I called a few local salons to ask if stylists were familiar with the braider and, if so, had they mastered it. The closest I got to making myself understood was during a conversation with a friendly receptionist who told me that while waiting for a medical appointment recently, she had heard a woman rave that the braider "really works!"

Several calls to African braiding studios proved fruitless, and I began to feel a tad foolish.

I also perused the U.S. Consumer Product Safety Commission Web site for mention of recalls or ghastly mishaps. I saw none.

It was time to take the plunge and try the braider on my own tresses. I even forced myself to read the directions, which I'm generally loath to do, mostly out of fear of misunderstanding them. But in this case, it was imperative. By now, concern for the welfare of my hair was universal among friends and family.
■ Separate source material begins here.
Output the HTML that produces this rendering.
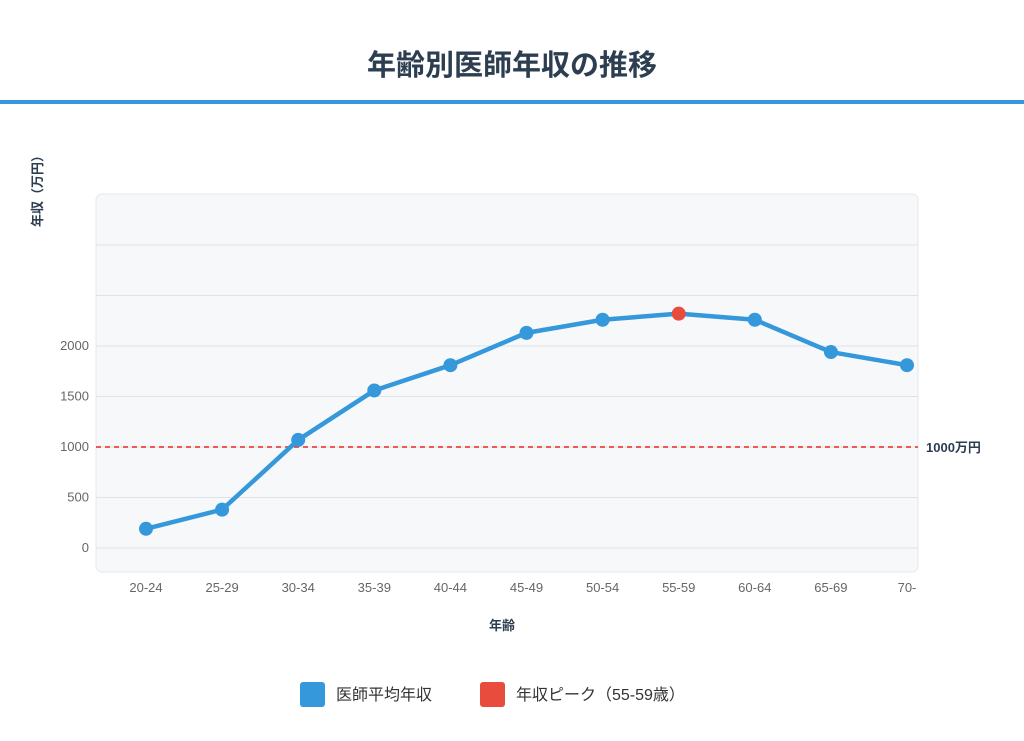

I carefully separated a small hank of hair and pulled the rest back in a pony tail. Then, while peering into the mirror, I attached neat sections to hooks on each of three prongs of the Quick Braid. Not as easy as it sounds. After a bumbling five minutes, I managed to do so. Per instructions, I held the braider "out and down with a little tension to make nice, tight twists." I pushed the button up. The braider whirred, twisting each individual section. Then, I pushed the button in reverse, and the braider quickly twisted the three sections together.

About 10 minutes later, I had completed another braid. Each braid seemed to take longer than the previous one. At this rate, it would take hours to do my hair. I'd never get to the dance, if I had one to go to. The pitch I had read didn't seem to apply to me: "With the help of Quick Braid, you can create trendy two- or three-stranded rope-twist braids in seconds!" And my two pitiful little braids hardly seemed worth the trouble.

Then, glancing at the package, I found the key disclaimer: "Triple braids are more easily formed with help from a friend or parent."

Finally I realized that the Quick Braid and its ilk were not created to expedite grooming but to have fun. It's more of a social tool than a styling tool. They are the Vegematics of the young teen world. And I am no teen. Maybe I should have realized that my time to play with the Quick Braid has come and gone. But for a moment, I was pretty excited about its possibilities.

While skewed toward girls age 8 and up, the Quick Braid's consumer demographics leaped to a high of 28 when several bridal magazines promoted it for women celebrating island weddings, says Babe Rizzuto, Conair's public relations director. If you're in Jamaica, why not just get your hair braided in a local studio? "That takes so much longer," Rizzuto says. "You have to sit for six hours to get a similar look."

All in all, the Quick Braid has been "phenomenally successful," she says. "We've definitely moved over two million pieces over the past year." The new Quick Wrap, which twists ribbons into the mix, is Conair's latest generation of braiding technology.

Even if I flunked Quick Braid 101, I still think it's a neat idea: a gadget inspired by the art of African braiding that now serves the same purpose as a salon where braiding could take place. It's an excuse for girlfriends with all types of hair to get together, socialize and get their hair done.

The Quick Braid is not an end in and of itself. It's a means for having fun while trying something novel, if not entirely practical. Ron Popeil of Ronco fame knew this all along. Gadgets like the Quick Braid and the Vegematic are pocket sideshows; they're weird and wonderful and amusing. And, sometimes, they work.

Free to a loving teen home: A slightly used Quick Braid. Carry pouch and beads are untouched.